From the News: Richard and Cynthia Are Actually Boris and Natasha

Scenario: You're an ordinary American kid. You live with your parents and your sister in a New Jersey suburb, and attend the local elementary school. Your family is curiously nuclear: No grandparents, no aunts or uncles, no cousins. Just your parents, your sister and you, seemingly a typical suburban family. And then, one day, it all falls apart: The FBI raids your house, arrests your parents and drags them out in handcuffs. You and your sister are driven away by a family friend. And you learn that your parents actually aren't Americans at all; they are "illegals," deep cover Russian intelligence agents living in the country under false identities and spying on America. Your entire life has been a shining lie. And who knows what is going to happen to you?
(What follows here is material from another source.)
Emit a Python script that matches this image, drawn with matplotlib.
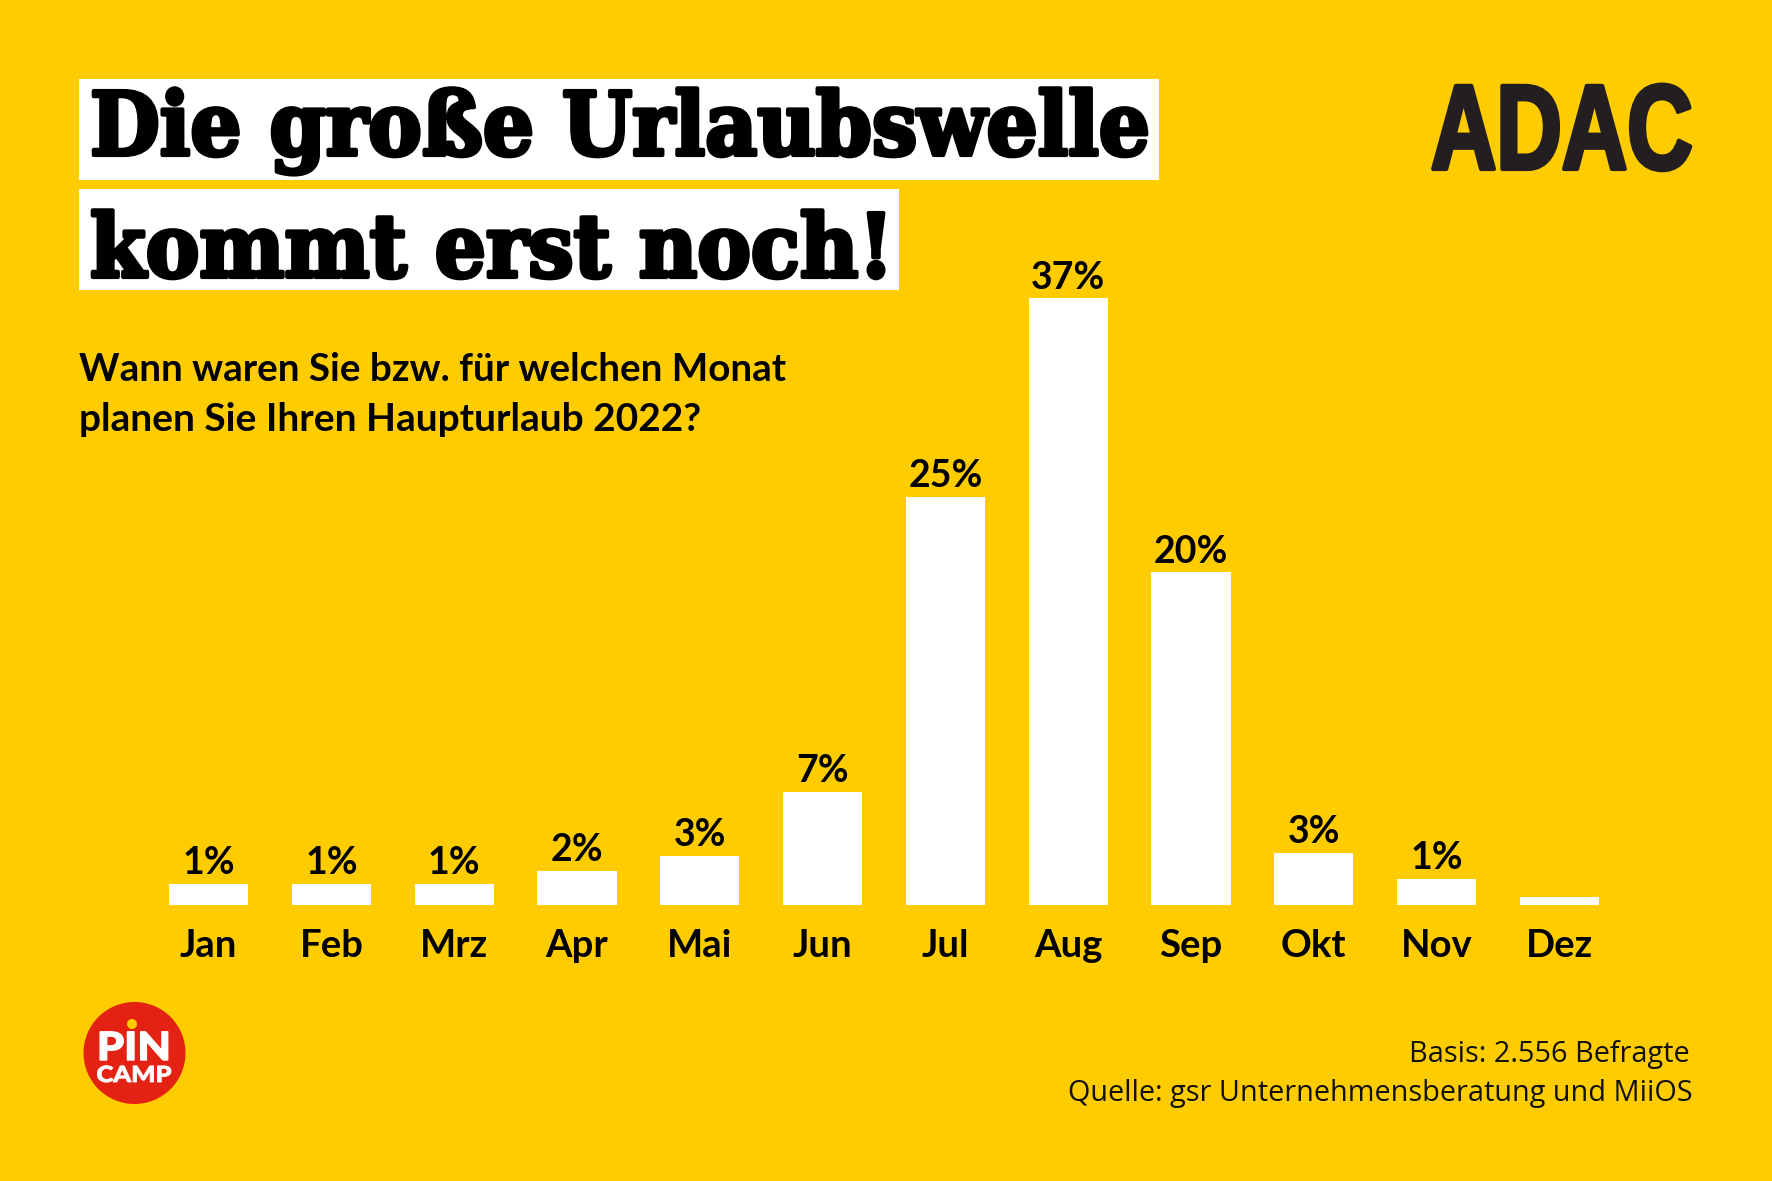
import matplotlib
matplotlib.use("Agg")
import matplotlib.pyplot as plt
import matplotlib.patheffects as pe
from matplotlib.patches import Rectangle, Circle
from matplotlib.transforms import Affine2D

# values, labels as printed above them
months = ["Jan", "Feb", "Mrz", "Apr", "Mai", "Jun", "Jul", "Aug", "Sep", "Okt", "Nov", "Dez"]
heights = [1.3, 1.3, 1.3, 2.1, 3.0, 6.9, 24.9, 37.0, 20.3, 3.2, 1.6, 0.5]
labels = ["1%", "1%", "1%", "2%", "3%", "7%", "25%", "37%", "20%", "3%", "1%", ""]

title_lines = ["Die große Urlaubswelle", "kommt erst noch!"]
question = ["Wann waren Sie bzw. für welchen Monat", "planen Sie Ihren Haupturlaub 2022?"]
source = ["Basis: 2.556 Befragte", "Quelle: gsr Unternehmensberatung und MiiOS"]

YELLOW = "#FFCC00"
W, H = 1772, 1181
LABEL_FONT = ["Lato", "Open Sans", "DejaVu Sans"]


class Squeeze(pe.AbstractPathEffect):
    # stretch glyphs around an anchor, no condensed/slab fonts available here
    def __init__(self, x, y, sx, sy, stroke):
        super().__init__()
        self.anchor = (x, H - y)
        self.sx, self.sy = sx, sy
        self.stroke = stroke

    def draw_path(self, renderer, gc, tpath, affine, rgbFace=None):
        ax, ay = self.anchor
        extra = Affine2D().translate(-ax, -ay).scale(self.sx, self.sy).translate(ax, ay)
        gc0 = renderer.new_gc()
        gc0.copy_properties(gc)
        gc0.set_linewidth(self.stroke)
        gc0.set_foreground(rgbFace)
        renderer.draw_path(gc0, tpath, affine + extra, rgbFace)
        gc0.restore()


fig = plt.figure(figsize=(W / 100, H / 100), dpi=100, facecolor=YELLOW)

# pixel overlay for title, logos and notes
bg = fig.add_axes([0, 0, 1, 1])
bg.set_xlim(0, W)
bg.set_ylim(H, 0)
bg.axis("off")

bg.add_patch(Rectangle((79, 79), 1080, 101, fc="white", ec="none"))
bg.add_patch(Rectangle((79, 189), 820, 101, fc="white", ec="none"))
bg.text(90, 155, title_lines[0], fontsize=58.5, family="DejaVu Serif", weight="bold",
        color="black", path_effects=[Squeeze(90, 155, 0.99, 1.08, 3)])
bg.text(90, 277, title_lines[1], fontsize=58.5, family="DejaVu Serif", weight="bold",
        color="black", path_effects=[Squeeze(90, 277, 0.99, 1.08, 3)])

bg.text(79, 381, question[0], fontsize=27.8, family=LABEL_FONT, weight="bold", color="black")
bg.text(79, 431, question[1], fontsize=28, family=LABEL_FONT, weight="bold", color="black")

# ADAC logo
bg.text(1693, 169, "ADAC", fontsize=87, family="Liberation Sans", weight="bold", ha="right",
        color="#231F20", path_effects=[Squeeze(1692, 169, 0.75, 1.0, 3)])

# Pincamp logo
bg.add_patch(Circle((134.5, 1053), 51, fc="#E32213", ec="none"))
bg.add_patch(Circle((132, 1024), 5, fc=YELLOW, ec="none"))
bg.text(134, 1060, "PIN", fontsize=28, family="Lato", weight="black", ha="center", color="white",
        path_effects=[Squeeze(134, 1060, 1.12, 1.0, 1)])
bg.text(134, 1082, "CAMP", fontsize=16, family="Lato", weight="black", ha="center", color="white",
        path_effects=[Squeeze(134, 1082, 1.15, 1.0, 0.6)])

bg.text(1690, 1062, source[0], fontsize=20.8, family="Open Sans", ha="right", color="#111111")
bg.text(1693, 1101, source[1], fontsize=20.8, family="Open Sans", ha="right", color="#111111")

# bar chart
left, step, base, unit = 147.2, 122.8, 905, 16.4
ax = fig.add_axes([left / W, (H - base) / H, 12 * step / W, 40 * unit / H])
ax.patch.set_alpha(0)
ax.set_xlim(-0.5, 11.5)
ax.set_ylim(0, 40)
xs = list(range(len(months)))
bars = ax.bar(xs, heights, width=0.645, color="white", linewidth=0)
for bar, lab in zip(bars, labels):
    ax.annotate(lab, (bar.get_x() + bar.get_width() / 2, bar.get_height()),
                xytext=(0, 2.5), textcoords="offset points", ha="center", va="bottom",
                fontsize=27, family=LABEL_FONT, weight="bold", color="black")
ax.set_xticks(xs, months)
ax.set_yticks([])
ax.tick_params(axis="x", length=0, pad=17)
for t in ax.get_xticklabels():
    t.set_fontsize(27.5)
    t.set_family(LABEL_FONT)
    t.set_weight("bold")
for s in ax.spines.values():
    s.set_visible(False)

fig.savefig("out.png", dpi=100, facecolor=YELLOW)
That is pretty much non-fiction, by the way. It describes what happened to the daughters of a couple in Montclair, New Jersey, who claimed to be "Richard and Cynthia Murphy." According to the article I read in the USA Today, the kids probably had no idea about their parents' true identities. And ironically enough, if they were born here, then they're just as much American citizens as any Mexican anchor baby.

I don't feel any sympathy for the spies, but I do feel sorry for the kids. How horrible would it be to discover that everything you thought you knew about your family and yourself was a lie? It's like something out of Alfred Hitchcock or The Twilight Zone.